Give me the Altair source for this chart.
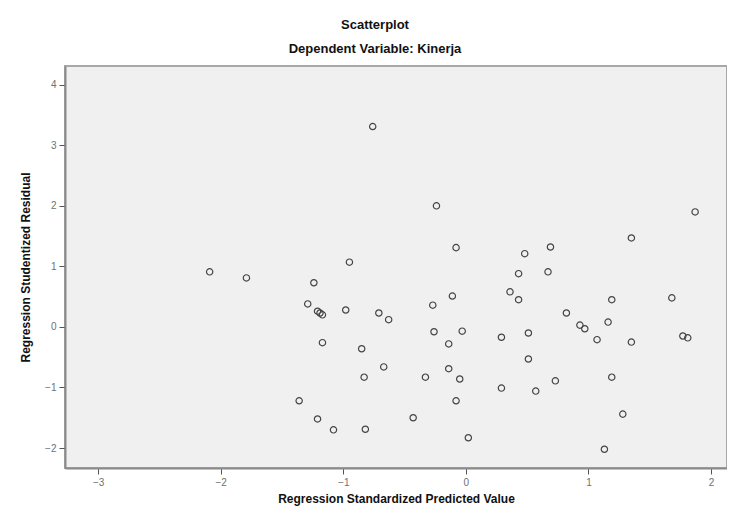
import altair as alt
import pandas as pd

# Regression Standardized Predicted Value
predicted = [
    -2.09, -1.79, -1.24, -0.95, -1.29, -1.21, -1.19, -1.17, -0.98, -1.17,
    -1.36, -1.21, -1.08, -0.76, -0.24, -0.08, 0.48, 0.69, 0.43, 0.67,
    0.36, 0.43, -0.11, -0.27, -0.71, -0.63, -0.26, -0.03, -0.14, 0.29,
    0.51, -0.85, 0.51, -0.67, -0.83, -0.33, -0.14, -0.05, -0.08, 0.29,
    0.57, -0.43, -0.82, 0.02, 1.87, 1.35, 1.19, 1.68, 0.82, 0.93,
    0.97, 1.16, 1.07, 1.35, 1.77, 1.81, 0.73, 1.19, 1.28, 1.13,
]
# Regression Studentized Residual
residual = [
    0.91, 0.81, 0.73, 1.07, 0.38, 0.26, 0.23, 0.20, 0.28, -0.26,
    -1.22, -1.52, -1.70, 3.31, 2.00, 1.31, 1.21, 1.32, 0.88, 0.91,
    0.58, 0.45, 0.51, 0.36, 0.23, 0.12, -0.08, -0.07, -0.28, -0.17,
    -0.10, -0.36, -0.53, -0.66, -0.83, -0.83, -0.69, -0.86, -1.22, -1.01,
    -1.06, -1.50, -1.69, -1.83, 1.90, 1.47, 0.45, 0.48, 0.23, 0.03,
    -0.03, 0.08, -0.21, -0.25, -0.15, -0.18, -0.89, -0.83, -1.44, -2.02,
]
x_ticks = [-3, -2, -1, 0, 1, 2]
y_ticks = [-2, -1, 0, 1, 2, 3, 4]

df = pd.DataFrame({"pred": predicted, "resid": residual})

FONT = "Liberation Sans"

chart = (
    alt.Chart(df)
    .mark_point(shape="circle", filled=False, size=40, color="#444444",
                strokeWidth=1.2, opacity=1)
    .encode(
        x=alt.X("pred:Q",
                scale=alt.Scale(domain=[-3.27, 2.13], nice=False, zero=False),
                axis=alt.Axis(values=x_ticks, title="Regression Standardized Predicted Value",
                              grid=False, tickSize=6, labelPadding=3, titlePadding=6,
                              labelColor="#707070", labelFontSize=10, labelFont=FONT,
                              titleFont=FONT, titleFontSize=12, titleFontWeight="bold",
                              titleColor="#111111", tickColor="#555555",
                              domainColor="#8a8a8a", domainWidth=2)),
        y=alt.Y("resid:Q",
                scale=alt.Scale(domain=[-2.33, 4.31], nice=False, zero=False),
                axis=alt.Axis(values=y_ticks, title="Regression Studentized Residual",
                              grid=False, tickSize=6, labelPadding=3, titlePadding=12,
                              labelColor="#707070", labelFontSize=10, labelFont=FONT,
                              titleFont=FONT, titleFontSize=12, titleFontWeight="bold",
                              titleColor="#111111", tickColor="#555555",
                              domainColor="#8a8a8a", domainWidth=2)),
    )
    .properties(
        width=662,
        height=402,
        background="white",
        title=alt.TitleParams(
            text="Scatterplot",
            subtitle="Dependent Variable: Kinerja",
            anchor="middle",
            frame="group",
            dx=-21,
            offset=10,
            font=FONT,
            fontSize=13,
            fontWeight="bold",
            color="#111111",
            subtitleFont=FONT,
            subtitleFontSize=13,
            subtitleFontWeight="bold",
            subtitleColor="#111111",
            subtitlePadding=11,
        ),
        autosize=alt.AutoSizeParams(type="none"),
        padding={"left": 57, "top": 58, "right": 0, "bottom": 43},
    )
    .configure_view(fill="#f0f0f0", stroke="#a8a8a8", strokeWidth=2)
)

chart.save("out.html", embed_options={"renderer": "svg", "actions": False})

—————

* Work to be completed
Output the data above without changes, apart from leaving out the pictures.

* Response below
Give me the Altair source for this chart.
import altair as alt
import pandas as pd

# Regression Standardized Predicted Value
predicted = [
    -2.09, -1.79, -1.24, -0.95, -1.29, -1.21, -1.19, -1.17, -0.98, -1.17,
    -1.36, -1.21, -1.08, -0.76, -0.24, -0.08, 0.48, 0.69, 0.43, 0.67,
    0.36, 0.43, -0.11, -0.27, -0.71, -0.63, -0.26, -0.03, -0.14, 0.29,
    0.51, -0.85, 0.51, -0.67, -0.83, -0.33, -0.14, -0.05, -0.08, 0.29,
    0.57, -0.43, -0.82, 0.02, 1.87, 1.35, 1.19, 1.68, 0.82, 0.93,
    0.97, 1.16, 1.07, 1.35, 1.77, 1.81, 0.73, 1.19, 1.28, 1.13,
]
# Regression Studentized Residual
residual = [
    0.91, 0.81, 0.73, 1.07, 0.38, 0.26, 0.23, 0.20, 0.28, -0.26,
    -1.22, -1.52, -1.70, 3.31, 2.00, 1.31, 1.21, 1.32, 0.88, 0.91,
    0.58, 0.45, 0.51, 0.36, 0.23, 0.12, -0.08, -0.07, -0.28, -0.17,
    -0.10, -0.36, -0.53, -0.66, -0.83, -0.83, -0.69, -0.86, -1.22, -1.01,
    -1.06, -1.50, -1.69, -1.83, 1.90, 1.47, 0.45, 0.48, 0.23, 0.03,
    -0.03, 0.08, -0.21, -0.25, -0.15, -0.18, -0.89, -0.83, -1.44, -2.02,
]
x_ticks = [-3, -2, -1, 0, 1, 2]
y_ticks = [-2, -1, 0, 1, 2, 3, 4]

df = pd.DataFrame({"pred": predicted, "resid": residual})

FONT = "Liberation Sans"

chart = (
    alt.Chart(df)
    .mark_point(shape="circle", filled=False, size=40, color="#444444",
                strokeWidth=1.2, opacity=1)
    .encode(
        x=alt.X("pred:Q",
                scale=alt.Scale(domain=[-3.27, 2.13], nice=False, zero=False),
                axis=alt.Axis(values=x_ticks, title="Regression Standardized Predicted Value",
                              grid=False, tickSize=6, labelPadding=3, titlePadding=6,
                              labelColor="#707070", labelFontSize=10, labelFont=FONT,
                              titleFont=FONT, titleFontSize=12, titleFontWeight="bold",
                              titleColor="#111111", tickColor="#555555",
                              domainColor="#8a8a8a", domainWidth=2)),
        y=alt.Y("resid:Q",
                scale=alt.Scale(domain=[-2.33, 4.31], nice=False, zero=False),
                axis=alt.Axis(values=y_ticks, title="Regression Studentized Residual",
                              grid=False, tickSize=6, labelPadding=3, titlePadding=12,
                              labelColor="#707070", labelFontSize=10, labelFont=FONT,
                              titleFont=FONT, titleFontSize=12, titleFontWeight="bold",
                              titleColor="#111111", tickColor="#555555",
                              domainColor="#8a8a8a", domainWidth=2)),
    )
    .properties(
        width=662,
        height=402,
        background="white",
        title=alt.TitleParams(
            text="Scatterplot",
            subtitle="Dependent Variable: Kinerja",
            anchor="middle",
            frame="group",
            dx=-21,
            offset=10,
            font=FONT,
            fontSize=13,
            fontWeight="bold",
            color="#111111",
            subtitleFont=FONT,
            subtitleFontSize=13,
            subtitleFontWeight="bold",
            subtitleColor="#111111",
            subtitlePadding=11,
        ),
        autosize=alt.AutoSizeParams(type="none"),
        padding={"left": 57, "top": 58, "right": 0, "bottom": 43},
    )
    .configure_view(fill="#f0f0f0", stroke="#a8a8a8", strokeWidth=2)
)

chart.save("out.html", embed_options={"renderer": "svg", "actions": False})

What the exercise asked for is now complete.